As such, and according to the proposed policy, the designation of “O’Connor Street as a 30 km/h zone from Pretoria Avenue to Holmwood Avenue” as requested in Motion (5/4) by Councillor Chernushenko at the June 3, 2015, Transportation Committee is not supported. The section of O’Connor Street as identified specifically does not meet the necessary travel lane width criteria required to implement a 30 km/h posted speed limit.
In 2016, as part of the O’Connor Bikeway project, two new speed cushions were installed, bike lanes added and intersection narrowings were modified along O’Connor. Such measures typically impact operating speeds and Traffic Services will conduct speed surveys in Spring 2017 to determine the operating speed of the roadway. If operating speeds are found to be less than 35 km/h, a 30 km/h speed limit will be established along O’Connor from Holmwood to Pretoria. If speeds are not 35 km/h or less, the existing speed limit will remain, as per the 30 km/h Speed Limit Policy.
The criteria and requirements proposed in this report and in the policy, focus on the implementation of 30 km/h speed limits at existing locations where roadway visual cues will align with a posted speed limit of 30 km/h. Adhering to this Policy will ensure the success of 30 km/h limits and support the safety of our most vulnerable road users.
The 30 km/h Speed Limit Policy is applicable city-wide.
Traffic Services staff has consulted with Ottawa Police Services and Legal Services in the development of the 30 km/h Speed Limit Policy.
ADVISORY COMMITTEE(S) COMMENTS
This has not been considered by Advisory Committees.
There are no legal impediments to implementing the recommendation in this report.
RISK MANAGEMENT IMPLICATIONS
There are no risks implications associated to the Policy for Posting 30 km/h Speed Limit on an Existing Roadway Report.
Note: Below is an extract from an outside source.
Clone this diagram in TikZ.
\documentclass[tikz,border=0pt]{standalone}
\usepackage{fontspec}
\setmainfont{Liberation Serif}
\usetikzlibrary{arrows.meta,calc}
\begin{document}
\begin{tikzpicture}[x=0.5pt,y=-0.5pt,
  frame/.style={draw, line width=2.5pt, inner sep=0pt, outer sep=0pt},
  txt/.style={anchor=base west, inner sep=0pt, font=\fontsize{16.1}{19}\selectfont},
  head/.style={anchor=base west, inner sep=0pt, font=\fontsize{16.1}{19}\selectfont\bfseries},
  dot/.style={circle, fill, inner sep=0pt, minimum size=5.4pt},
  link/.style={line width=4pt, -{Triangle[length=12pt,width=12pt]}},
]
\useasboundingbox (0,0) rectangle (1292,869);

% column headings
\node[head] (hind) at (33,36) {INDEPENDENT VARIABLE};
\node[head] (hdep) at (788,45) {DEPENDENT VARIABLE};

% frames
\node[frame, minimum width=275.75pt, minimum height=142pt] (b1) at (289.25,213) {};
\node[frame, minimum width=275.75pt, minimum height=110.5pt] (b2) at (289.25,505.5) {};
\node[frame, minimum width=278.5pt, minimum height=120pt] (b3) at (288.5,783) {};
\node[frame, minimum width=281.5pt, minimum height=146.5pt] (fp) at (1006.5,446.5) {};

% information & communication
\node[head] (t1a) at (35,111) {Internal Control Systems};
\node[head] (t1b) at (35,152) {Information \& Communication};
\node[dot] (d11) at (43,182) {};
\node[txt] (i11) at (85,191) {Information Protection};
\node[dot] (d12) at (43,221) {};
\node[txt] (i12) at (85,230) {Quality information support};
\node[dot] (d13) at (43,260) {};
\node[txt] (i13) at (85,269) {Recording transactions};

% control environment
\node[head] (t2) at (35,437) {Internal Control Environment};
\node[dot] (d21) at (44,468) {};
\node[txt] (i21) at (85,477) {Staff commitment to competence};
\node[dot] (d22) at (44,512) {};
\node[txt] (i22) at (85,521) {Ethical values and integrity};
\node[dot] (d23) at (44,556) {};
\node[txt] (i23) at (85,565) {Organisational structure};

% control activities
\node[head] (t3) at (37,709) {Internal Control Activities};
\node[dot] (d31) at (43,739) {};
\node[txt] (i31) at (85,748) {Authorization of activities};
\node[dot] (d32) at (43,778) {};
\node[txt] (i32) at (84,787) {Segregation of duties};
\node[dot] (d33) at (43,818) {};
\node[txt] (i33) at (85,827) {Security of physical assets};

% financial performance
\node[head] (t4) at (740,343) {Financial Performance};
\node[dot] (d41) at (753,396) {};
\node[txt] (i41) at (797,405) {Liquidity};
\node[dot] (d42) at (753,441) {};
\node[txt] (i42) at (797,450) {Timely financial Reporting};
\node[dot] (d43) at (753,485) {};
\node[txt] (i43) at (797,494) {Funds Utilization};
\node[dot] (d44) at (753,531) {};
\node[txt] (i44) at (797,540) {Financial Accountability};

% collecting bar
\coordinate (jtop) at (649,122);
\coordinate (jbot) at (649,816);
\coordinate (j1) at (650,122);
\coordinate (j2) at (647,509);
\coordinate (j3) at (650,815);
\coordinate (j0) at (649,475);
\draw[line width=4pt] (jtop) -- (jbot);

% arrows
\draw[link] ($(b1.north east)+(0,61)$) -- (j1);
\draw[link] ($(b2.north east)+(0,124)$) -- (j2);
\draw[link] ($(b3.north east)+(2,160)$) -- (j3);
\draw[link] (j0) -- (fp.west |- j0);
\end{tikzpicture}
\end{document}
There are no financial implications associated with the recommendations in this report. There are no budget impacts or additional funding required.
There are no impacts to accessibility associated with the Policy for Posting 30 km/h Speed Limit on an Existing Roadway Report.
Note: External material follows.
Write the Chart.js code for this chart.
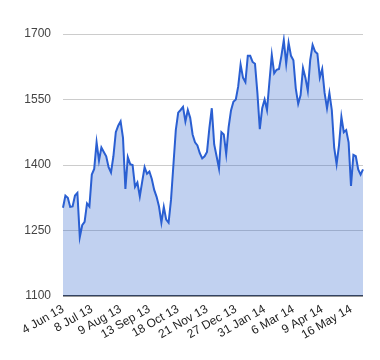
<!DOCTYPE html>
<html>
<head>
<meta charset="utf-8">
<script src="https://cdn.jsdelivr.net/npm/chart.js@4/dist/chart.umd.min.js"></script>
<style>
html,body{margin:0;padding:0;background:#fff;}
canvas{display:block;}
</style>
</head>
<body>
<canvas id="c" width="380" height="360"></canvas>
<script>
const tickLabels = ["4 Jun 13","8 Jul 13","9 Aug 13","13 Sep 13","18 Oct 13","21 Nov 13","27 Dec 13","31 Jan 14","6 Mar 14","9 Apr 14","16 May 14"];
const tickEvery = 12;
const values = [
1302,1330,1325,1304,1305,1330,1336,1235,1262,1270,
1312,1305,1378,1391,1452,1410,1440,1430,1420,1395,
1383,1420,1475,1490,1500,1462,1345,1418,1402,1400,
1350,1360,1328,1362,1395,1380,1385,1368,1343,1327,
1305,1268,1304,1275,1268,1320,1400,1480,1520,1526,
1533,1500,1526,1508,1470,1452,1445,1427,1415,1420,
1430,1485,1530,1447,1420,1392,1475,1470,1425,1486,
1525,1545,1550,1580,1630,1600,1590,1650,1650,1636,
1632,1565,1482,1530,1550,1526,1590,1652,1610,1618,
1620,1650,1686,1632,1680,1650,1640,1575,1540,1560,
1622,1600,1570,1640,1675,1660,1655,1600,1620,1565,
1530,1565,1526,1440,1402,1445,1510,1475,1480,1452,
1352,1423,1420,1390,1378,1390
];
const yTicks = [1100,1250,1400,1550,1700];
const categories = values.map((v,i)=>i);

new Chart(document.getElementById('c'), {
  type: 'line',
  data: {
    labels: categories,
    datasets: [{
      data: values,
      borderColor: '#2a5fd2',
      borderWidth: 2,
      backgroundColor: 'rgba(51,102,204,0.3)',
      fill: 'start',
      pointRadius: 0,
      tension: 0
    }]
  },
  options: {
    responsive: false,
    animation: false,
    layout: { padding: { top: 34, right: 17, left: 0, bottom: 0 } },
    plugins: { legend: { display: false }, tooltip: { enabled: false } },
    scales: {
      x: {
        grid: { display: false, drawTicks: false },
        border: { display: false },
        afterFit: s => { s.height = 64; },
        ticks: {
          autoSkip: false,
          minRotation: 30,
          maxRotation: 30,
          padding: 6,
          color: '#222',
          font: { family: 'Arial, "Liberation Sans", sans-serif', size: 12 },
          callback: (v, i) => (i % tickEvery === 0 ? tickLabels[i / tickEvery] : null)
        }
      },
      y: {
        min: 1100,
        max: 1700,
        afterFit: s => { s.width = 63; },
        afterBuildTicks: s => { s.ticks = yTicks.map(v => ({ value: v })); },
        grid: {
          drawTicks: false,
          color: c => (c.tick && c.tick.value === 1100 ? '#333' : '#cccccc'),
          lineWidth: c => (c.tick && c.tick.value === 1100 ? 1.5 : 1)
        },
        border: { display: false },
        ticks: {
          padding: 12,
          color: '#444',
          font: { family: 'Arial, "Liberation Sans", sans-serif', size: 12 },
          callback: v => String(v)
        }
      }
    }
  }
});
</script>
</body>
</html>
TERM OF COUNCIL PRIORITIES
The Policy for Posting 30 km/h Speed Limit on an Existing Roadway Report impacts the Transportation and Mobility Priority in the City of Ottawa 2015-2018 City Strategic Plan.
• Document 1 - School Zones and Posted Speed Limits
• Document 2 - 30 km/h Speed Limit Policy
The Transportation Services Department will post 30 km/h speed limits in Ottawa according to the Policy for Posting 30 km/h Speed Limits on an Existing Roadway Report as supported and approved by Council.